* _AIM OF THE EXERCISE_: The data below should be restated word for word, with every picture omitted.

* _SOURCE EXCERPT_:
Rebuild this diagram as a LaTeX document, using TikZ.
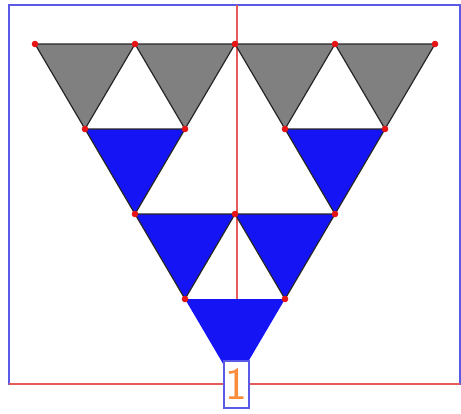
\documentclass[tikz,border=0pt]{standalone}
\usepackage{xcolor}
\usepackage{tikz}
\definecolor{framblue}{RGB}{90, 90, 230}
\definecolor{axisred}{RGB}{230, 90, 90}
\definecolor{cellgray}{RGB}{128, 128, 128}
\definecolor{cellblue}{RGB}{20, 20, 245}
\definecolor{labelorange}{RGB}{250, 140, 60}
\definecolor{dotred}{RGB}{230, 20, 20}

\tikzset{
  graycell/.style={fill=cellgray, draw=black!85, line width=1.2pt, line join=round},
  bluecell/.style={fill=cellblue, draw=black!85, line width=1.2pt, line join=round},
  vertexdot/.style={fill=dotred, draw=none}
}

\begin{document}
\begin{tikzpicture}[x=1pt, y=-1pt]
  \useasboundingbox (0,0) rectangle (461,413);
  % frame and axes
  \draw[framblue, line width=1.5pt] (9,5) rectangle (460,384);
  \draw[axisred, line width=1.8pt] (237,5) -- (237,384);
  \draw[axisred, line width=1.8pt] (9,384) -- (460,384);
  % vertices: row i, position k
  \foreach \i in {0,...,4} {
    \pgfmathtruncatemacro{\last}{4-\i}
    \foreach \k in {0,...,\last}
      \coordinate (v\i\k) at ({35+50*\i+100*\k}, {44+85*\i});
  }
  % top row, gray cells
  \foreach \k [evaluate=\k as \n using int(\k+1)] in {0,...,3}
    \draw[graycell] (v0\k) -- (v0\n) -- (v1\k) -- cycle;
  % blue cells
  \draw[bluecell] (v10) -- (v11) -- (v20) -- cycle;
  \draw[bluecell] (v12) -- (v13) -- (v22) -- cycle;
  \draw[bluecell] (v20) -- (v21) -- (v30) -- cycle;
  \draw[bluecell] (v21) -- (v22) -- (v31) -- cycle;
  \fill[cellblue] (v30) -- (v31) -- (v40) -- cycle;
  % red dots on the vertices
  \foreach \p in {v00,v01,v02,v03,v04,v10,v11,v12,v13,v20,v21,v22,v30,v31}
    \fill[vertexdot] (\p) circle (3.3pt);
  % label
  \node[draw=framblue, fill=white, line width=1.2pt, inner sep=0pt,
        minimum width=25pt, minimum height=47pt,
        text=labelorange, font=\sffamily\fontsize{46}{46}\selectfont]
    (lbl) at (236.5,384.5) {1};
\end{tikzpicture}
\end{document}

* _WRITTEN ANSWER_:
Rebuild this diagram as a LaTeX document, using TikZ.
\documentclass[tikz,border=0pt]{standalone}
\usepackage{xcolor}
\usepackage{tikz}
\definecolor{framblue}{RGB}{90, 90, 230}
\definecolor{axisred}{RGB}{230, 90, 90}
\definecolor{cellgray}{RGB}{128, 128, 128}
\definecolor{cellblue}{RGB}{20, 20, 245}
\definecolor{labelorange}{RGB}{250, 140, 60}
\definecolor{dotred}{RGB}{230, 20, 20}

\tikzset{
  graycell/.style={fill=cellgray, draw=black!85, line width=1.2pt, line join=round},
  bluecell/.style={fill=cellblue, draw=black!85, line width=1.2pt, line join=round},
  vertexdot/.style={fill=dotred, draw=none}
}

\begin{document}
\begin{tikzpicture}[x=1pt, y=-1pt]
  \useasboundingbox (0,0) rectangle (461,413);
  % frame and axes
  \draw[framblue, line width=1.5pt] (9,5) rectangle (460,384);
  \draw[axisred, line width=1.8pt] (237,5) -- (237,384);
  \draw[axisred, line width=1.8pt] (9,384) -- (460,384);
  % vertices: row i, position k
  \foreach \i in {0,...,4} {
    \pgfmathtruncatemacro{\last}{4-\i}
    \foreach \k in {0,...,\last}
      \coordinate (v\i\k) at ({35+50*\i+100*\k}, {44+85*\i});
  }
  % top row, gray cells
  \foreach \k [evaluate=\k as \n using int(\k+1)] in {0,...,3}
    \draw[graycell] (v0\k) -- (v0\n) -- (v1\k) -- cycle;
  % blue cells
  \draw[bluecell] (v10) -- (v11) -- (v20) -- cycle;
  \draw[bluecell] (v12) -- (v13) -- (v22) -- cycle;
  \draw[bluecell] (v20) -- (v21) -- (v30) -- cycle;
  \draw[bluecell] (v21) -- (v22) -- (v31) -- cycle;
  \fill[cellblue] (v30) -- (v31) -- (v40) -- cycle;
  % red dots on the vertices
  \foreach \p in {v00,v01,v02,v03,v04,v10,v11,v12,v13,v20,v21,v22,v30,v31}
    \fill[vertexdot] (\p) circle (3.3pt);
  % label
  \node[draw=framblue, fill=white, line width=1.2pt, inner sep=0pt,
        minimum width=25pt, minimum height=47pt,
        text=labelorange, font=\sffamily\fontsize{46}{46}\selectfont]
    (lbl) at (236.5,384.5) {1};
\end{tikzpicture}
\end{document}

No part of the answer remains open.